Written problem
Begin with the first line of the material and write out each line exactly, ending with the line that contains "XAxis, YAxis, CartesianGrid". Pictures are not part of the copy.

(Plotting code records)

— BEGIN —

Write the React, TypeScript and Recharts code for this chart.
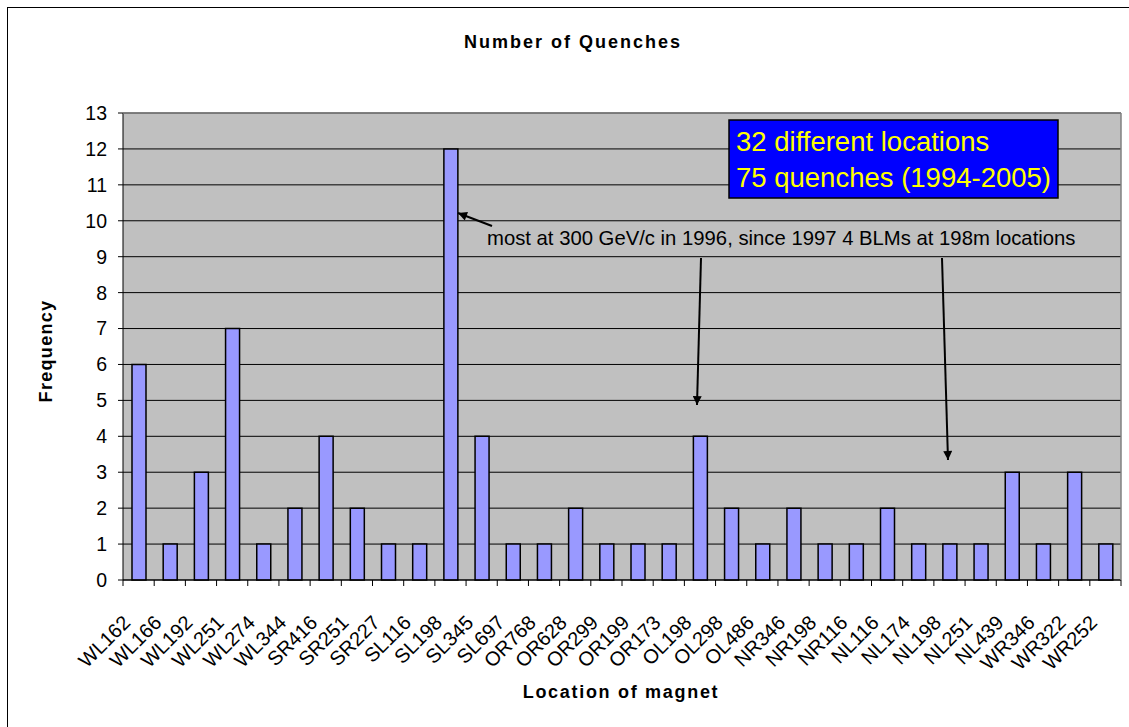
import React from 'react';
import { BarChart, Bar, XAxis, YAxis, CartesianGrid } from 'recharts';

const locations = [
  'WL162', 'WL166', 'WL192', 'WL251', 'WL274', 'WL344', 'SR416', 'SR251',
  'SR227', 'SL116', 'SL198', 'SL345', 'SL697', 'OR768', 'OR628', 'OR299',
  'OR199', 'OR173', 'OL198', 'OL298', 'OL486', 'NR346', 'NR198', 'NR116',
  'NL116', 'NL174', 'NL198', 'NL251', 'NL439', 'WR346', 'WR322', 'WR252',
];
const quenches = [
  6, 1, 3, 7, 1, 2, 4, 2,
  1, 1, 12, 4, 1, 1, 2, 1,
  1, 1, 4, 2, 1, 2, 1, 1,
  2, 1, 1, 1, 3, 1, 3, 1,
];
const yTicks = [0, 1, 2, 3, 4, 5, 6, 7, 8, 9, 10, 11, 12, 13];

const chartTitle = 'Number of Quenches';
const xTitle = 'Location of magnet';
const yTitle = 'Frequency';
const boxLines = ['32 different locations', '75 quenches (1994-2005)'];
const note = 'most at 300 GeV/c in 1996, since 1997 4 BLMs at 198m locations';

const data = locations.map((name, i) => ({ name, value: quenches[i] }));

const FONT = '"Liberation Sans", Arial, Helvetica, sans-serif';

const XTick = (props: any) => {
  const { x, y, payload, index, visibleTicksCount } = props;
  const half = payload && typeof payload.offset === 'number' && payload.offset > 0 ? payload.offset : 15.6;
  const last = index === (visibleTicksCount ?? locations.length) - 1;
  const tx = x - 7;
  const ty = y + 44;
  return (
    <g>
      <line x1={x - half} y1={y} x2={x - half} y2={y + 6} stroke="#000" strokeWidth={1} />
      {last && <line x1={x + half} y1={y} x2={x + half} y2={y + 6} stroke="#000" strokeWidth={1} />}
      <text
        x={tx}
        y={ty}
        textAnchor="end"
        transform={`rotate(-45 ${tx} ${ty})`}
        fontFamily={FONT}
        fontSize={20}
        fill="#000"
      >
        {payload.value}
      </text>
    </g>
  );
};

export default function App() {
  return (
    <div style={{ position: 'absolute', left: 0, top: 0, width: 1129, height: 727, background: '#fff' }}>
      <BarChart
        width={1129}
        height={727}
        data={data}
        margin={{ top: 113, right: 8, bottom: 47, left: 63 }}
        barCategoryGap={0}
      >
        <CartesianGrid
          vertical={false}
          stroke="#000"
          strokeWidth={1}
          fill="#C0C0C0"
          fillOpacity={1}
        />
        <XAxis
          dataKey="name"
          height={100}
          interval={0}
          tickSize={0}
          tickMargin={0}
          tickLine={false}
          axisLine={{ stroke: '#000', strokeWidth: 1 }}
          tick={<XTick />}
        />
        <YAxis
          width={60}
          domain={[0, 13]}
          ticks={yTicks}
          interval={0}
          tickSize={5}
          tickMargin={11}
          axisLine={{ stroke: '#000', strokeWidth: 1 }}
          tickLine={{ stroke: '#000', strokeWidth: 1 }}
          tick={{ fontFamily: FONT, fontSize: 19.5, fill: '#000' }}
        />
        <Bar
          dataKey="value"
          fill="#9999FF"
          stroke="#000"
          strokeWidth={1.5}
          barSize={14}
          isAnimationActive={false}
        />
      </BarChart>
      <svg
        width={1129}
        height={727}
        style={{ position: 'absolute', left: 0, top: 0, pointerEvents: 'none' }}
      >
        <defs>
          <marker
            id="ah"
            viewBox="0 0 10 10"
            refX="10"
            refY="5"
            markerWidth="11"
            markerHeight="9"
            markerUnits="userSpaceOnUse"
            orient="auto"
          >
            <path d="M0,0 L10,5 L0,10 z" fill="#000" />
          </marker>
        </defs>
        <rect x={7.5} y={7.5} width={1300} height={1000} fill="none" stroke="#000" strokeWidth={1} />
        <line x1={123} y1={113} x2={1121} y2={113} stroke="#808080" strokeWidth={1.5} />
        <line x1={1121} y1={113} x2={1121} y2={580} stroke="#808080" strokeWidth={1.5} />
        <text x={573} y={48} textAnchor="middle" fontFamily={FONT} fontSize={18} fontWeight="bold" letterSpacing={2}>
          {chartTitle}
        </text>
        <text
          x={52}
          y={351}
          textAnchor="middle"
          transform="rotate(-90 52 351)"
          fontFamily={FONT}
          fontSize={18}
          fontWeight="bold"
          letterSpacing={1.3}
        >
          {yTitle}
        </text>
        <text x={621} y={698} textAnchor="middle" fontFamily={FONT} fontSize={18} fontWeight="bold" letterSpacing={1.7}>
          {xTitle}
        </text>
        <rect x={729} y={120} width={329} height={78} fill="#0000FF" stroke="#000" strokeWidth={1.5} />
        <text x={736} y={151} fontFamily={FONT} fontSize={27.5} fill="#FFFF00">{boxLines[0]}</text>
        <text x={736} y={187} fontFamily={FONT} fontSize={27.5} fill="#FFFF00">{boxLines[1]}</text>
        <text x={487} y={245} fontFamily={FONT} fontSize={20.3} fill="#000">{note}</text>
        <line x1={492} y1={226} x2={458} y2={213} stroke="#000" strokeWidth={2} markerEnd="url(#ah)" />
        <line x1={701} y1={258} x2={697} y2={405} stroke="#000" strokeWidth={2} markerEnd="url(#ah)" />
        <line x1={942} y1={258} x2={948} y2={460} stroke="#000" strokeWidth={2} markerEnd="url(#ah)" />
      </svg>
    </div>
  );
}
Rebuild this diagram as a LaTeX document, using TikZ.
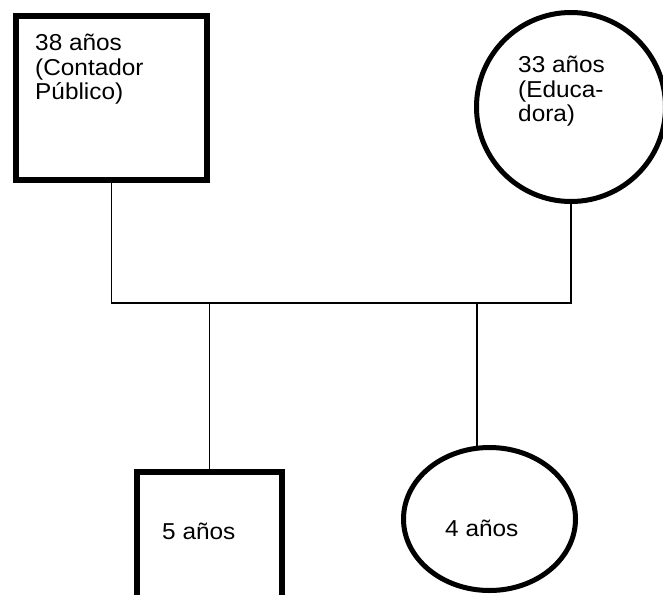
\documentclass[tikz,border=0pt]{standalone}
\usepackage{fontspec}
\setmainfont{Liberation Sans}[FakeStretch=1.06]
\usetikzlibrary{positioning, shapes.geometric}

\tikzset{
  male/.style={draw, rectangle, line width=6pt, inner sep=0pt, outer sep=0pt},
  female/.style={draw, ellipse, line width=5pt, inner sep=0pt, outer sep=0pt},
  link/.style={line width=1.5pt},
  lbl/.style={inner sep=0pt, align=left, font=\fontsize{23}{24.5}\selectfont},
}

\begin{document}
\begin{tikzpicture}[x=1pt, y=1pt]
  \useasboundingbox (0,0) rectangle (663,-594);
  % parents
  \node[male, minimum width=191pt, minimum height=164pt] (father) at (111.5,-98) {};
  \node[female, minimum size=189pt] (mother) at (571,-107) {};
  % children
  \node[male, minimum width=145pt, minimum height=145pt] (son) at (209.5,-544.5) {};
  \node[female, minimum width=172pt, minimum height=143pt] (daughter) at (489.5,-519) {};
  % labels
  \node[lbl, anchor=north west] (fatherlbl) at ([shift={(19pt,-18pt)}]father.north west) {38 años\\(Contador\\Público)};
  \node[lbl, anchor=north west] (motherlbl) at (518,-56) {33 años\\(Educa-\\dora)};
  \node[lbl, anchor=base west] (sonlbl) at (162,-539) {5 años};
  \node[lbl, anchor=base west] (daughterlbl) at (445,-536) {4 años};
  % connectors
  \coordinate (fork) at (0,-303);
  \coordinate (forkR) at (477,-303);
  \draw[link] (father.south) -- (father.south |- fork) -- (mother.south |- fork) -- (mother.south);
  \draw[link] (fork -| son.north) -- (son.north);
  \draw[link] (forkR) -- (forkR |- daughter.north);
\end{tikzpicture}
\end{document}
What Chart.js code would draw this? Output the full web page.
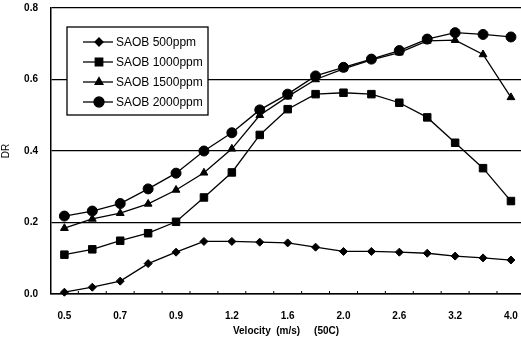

— END —

Exercise answer
Write the React, TypeScript and Recharts code for this chart.
import React from 'react';
import { BarChart, Bar, XAxis, YAxis, CartesianGrid } from 'recharts';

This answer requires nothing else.